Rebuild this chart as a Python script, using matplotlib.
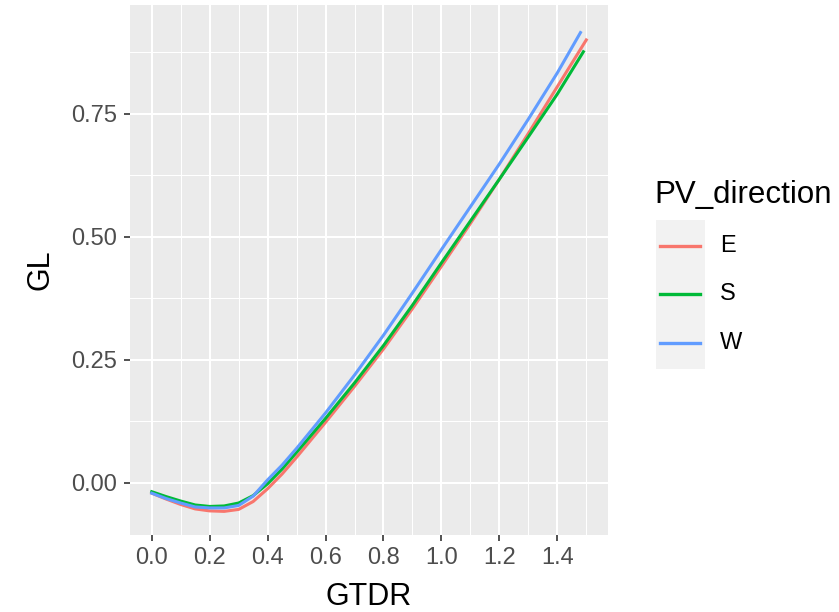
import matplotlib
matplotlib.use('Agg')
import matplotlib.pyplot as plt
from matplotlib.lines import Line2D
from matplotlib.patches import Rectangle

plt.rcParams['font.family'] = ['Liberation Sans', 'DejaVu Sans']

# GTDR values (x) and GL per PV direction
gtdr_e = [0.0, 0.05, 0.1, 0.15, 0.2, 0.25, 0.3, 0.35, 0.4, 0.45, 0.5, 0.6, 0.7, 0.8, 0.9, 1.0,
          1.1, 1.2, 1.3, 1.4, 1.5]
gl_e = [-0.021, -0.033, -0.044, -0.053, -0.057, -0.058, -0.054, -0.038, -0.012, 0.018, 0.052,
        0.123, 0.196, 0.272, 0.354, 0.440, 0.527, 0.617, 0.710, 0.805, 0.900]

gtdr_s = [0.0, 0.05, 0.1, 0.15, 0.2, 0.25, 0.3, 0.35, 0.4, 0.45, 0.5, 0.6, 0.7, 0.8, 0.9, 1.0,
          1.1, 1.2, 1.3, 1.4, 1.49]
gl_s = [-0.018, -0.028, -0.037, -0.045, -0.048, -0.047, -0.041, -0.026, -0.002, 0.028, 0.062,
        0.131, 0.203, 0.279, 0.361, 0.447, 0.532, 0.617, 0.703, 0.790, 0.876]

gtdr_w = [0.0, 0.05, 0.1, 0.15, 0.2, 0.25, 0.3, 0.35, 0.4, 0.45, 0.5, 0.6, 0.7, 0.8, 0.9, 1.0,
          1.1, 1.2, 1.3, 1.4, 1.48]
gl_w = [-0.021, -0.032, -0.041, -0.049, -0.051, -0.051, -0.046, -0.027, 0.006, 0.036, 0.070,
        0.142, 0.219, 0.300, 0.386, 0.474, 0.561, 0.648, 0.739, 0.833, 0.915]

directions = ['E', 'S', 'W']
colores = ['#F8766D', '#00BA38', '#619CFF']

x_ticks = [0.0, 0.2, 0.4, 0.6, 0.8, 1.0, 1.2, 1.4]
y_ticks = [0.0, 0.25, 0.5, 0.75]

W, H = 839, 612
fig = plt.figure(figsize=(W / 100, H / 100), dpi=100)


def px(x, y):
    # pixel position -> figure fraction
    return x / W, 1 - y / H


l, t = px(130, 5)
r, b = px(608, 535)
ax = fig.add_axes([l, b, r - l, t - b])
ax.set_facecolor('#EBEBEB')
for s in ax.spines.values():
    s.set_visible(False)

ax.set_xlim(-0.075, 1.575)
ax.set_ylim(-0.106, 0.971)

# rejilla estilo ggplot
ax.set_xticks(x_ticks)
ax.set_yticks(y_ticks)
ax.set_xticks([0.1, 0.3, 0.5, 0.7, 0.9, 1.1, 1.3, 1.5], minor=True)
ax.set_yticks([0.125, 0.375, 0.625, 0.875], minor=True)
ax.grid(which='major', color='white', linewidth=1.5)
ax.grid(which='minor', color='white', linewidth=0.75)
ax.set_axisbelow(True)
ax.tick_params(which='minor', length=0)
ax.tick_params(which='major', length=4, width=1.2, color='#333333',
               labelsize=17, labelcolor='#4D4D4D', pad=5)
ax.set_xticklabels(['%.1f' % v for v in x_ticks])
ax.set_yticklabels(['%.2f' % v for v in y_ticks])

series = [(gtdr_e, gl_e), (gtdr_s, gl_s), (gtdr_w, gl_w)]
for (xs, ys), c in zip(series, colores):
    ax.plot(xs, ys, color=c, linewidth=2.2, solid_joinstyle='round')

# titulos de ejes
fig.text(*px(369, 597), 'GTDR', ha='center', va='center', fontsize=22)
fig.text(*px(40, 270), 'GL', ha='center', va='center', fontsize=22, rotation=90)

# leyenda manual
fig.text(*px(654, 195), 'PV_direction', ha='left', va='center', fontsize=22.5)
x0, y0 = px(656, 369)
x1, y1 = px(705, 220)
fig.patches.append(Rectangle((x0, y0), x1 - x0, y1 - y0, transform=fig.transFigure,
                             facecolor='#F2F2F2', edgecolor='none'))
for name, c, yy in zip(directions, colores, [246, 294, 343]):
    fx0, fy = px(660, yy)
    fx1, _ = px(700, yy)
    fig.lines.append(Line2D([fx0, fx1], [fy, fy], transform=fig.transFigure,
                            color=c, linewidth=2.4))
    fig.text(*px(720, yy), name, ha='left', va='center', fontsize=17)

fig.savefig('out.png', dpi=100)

════

Exercise task> Repeat only the lines between the start of the data and the line with "fig = plt.figure(figsize=(W", including those two lines, and skip the pictures.

Exercise response>
Rebuild this chart as a Python script, using matplotlib.
import matplotlib
matplotlib.use('Agg')
import matplotlib.pyplot as plt
from matplotlib.lines import Line2D
from matplotlib.patches import Rectangle

plt.rcParams['font.family'] = ['Liberation Sans', 'DejaVu Sans']

# GTDR values (x) and GL per PV direction
gtdr_e = [0.0, 0.05, 0.1, 0.15, 0.2, 0.25, 0.3, 0.35, 0.4, 0.45, 0.5, 0.6, 0.7, 0.8, 0.9, 1.0,
          1.1, 1.2, 1.3, 1.4, 1.5]
gl_e = [-0.021, -0.033, -0.044, -0.053, -0.057, -0.058, -0.054, -0.038, -0.012, 0.018, 0.052,
        0.123, 0.196, 0.272, 0.354, 0.440, 0.527, 0.617, 0.710, 0.805, 0.900]

gtdr_s = [0.0, 0.05, 0.1, 0.15, 0.2, 0.25, 0.3, 0.35, 0.4, 0.45, 0.5, 0.6, 0.7, 0.8, 0.9, 1.0,
          1.1, 1.2, 1.3, 1.4, 1.49]
gl_s = [-0.018, -0.028, -0.037, -0.045, -0.048, -0.047, -0.041, -0.026, -0.002, 0.028, 0.062,
        0.131, 0.203, 0.279, 0.361, 0.447, 0.532, 0.617, 0.703, 0.790, 0.876]

gtdr_w = [0.0, 0.05, 0.1, 0.15, 0.2, 0.25, 0.3, 0.35, 0.4, 0.45, 0.5, 0.6, 0.7, 0.8, 0.9, 1.0,
          1.1, 1.2, 1.3, 1.4, 1.48]
gl_w = [-0.021, -0.032, -0.041, -0.049, -0.051, -0.051, -0.046, -0.027, 0.006, 0.036, 0.070,
        0.142, 0.219, 0.300, 0.386, 0.474, 0.561, 0.648, 0.739, 0.833, 0.915]

directions = ['E', 'S', 'W']
colores = ['#F8766D', '#00BA38', '#619CFF']

x_ticks = [0.0, 0.2, 0.4, 0.6, 0.8, 1.0, 1.2, 1.4]
y_ticks = [0.0, 0.25, 0.5, 0.75]

W, H = 839, 612
fig = plt.figure(figsize=(W / 100, H / 100), dpi=100)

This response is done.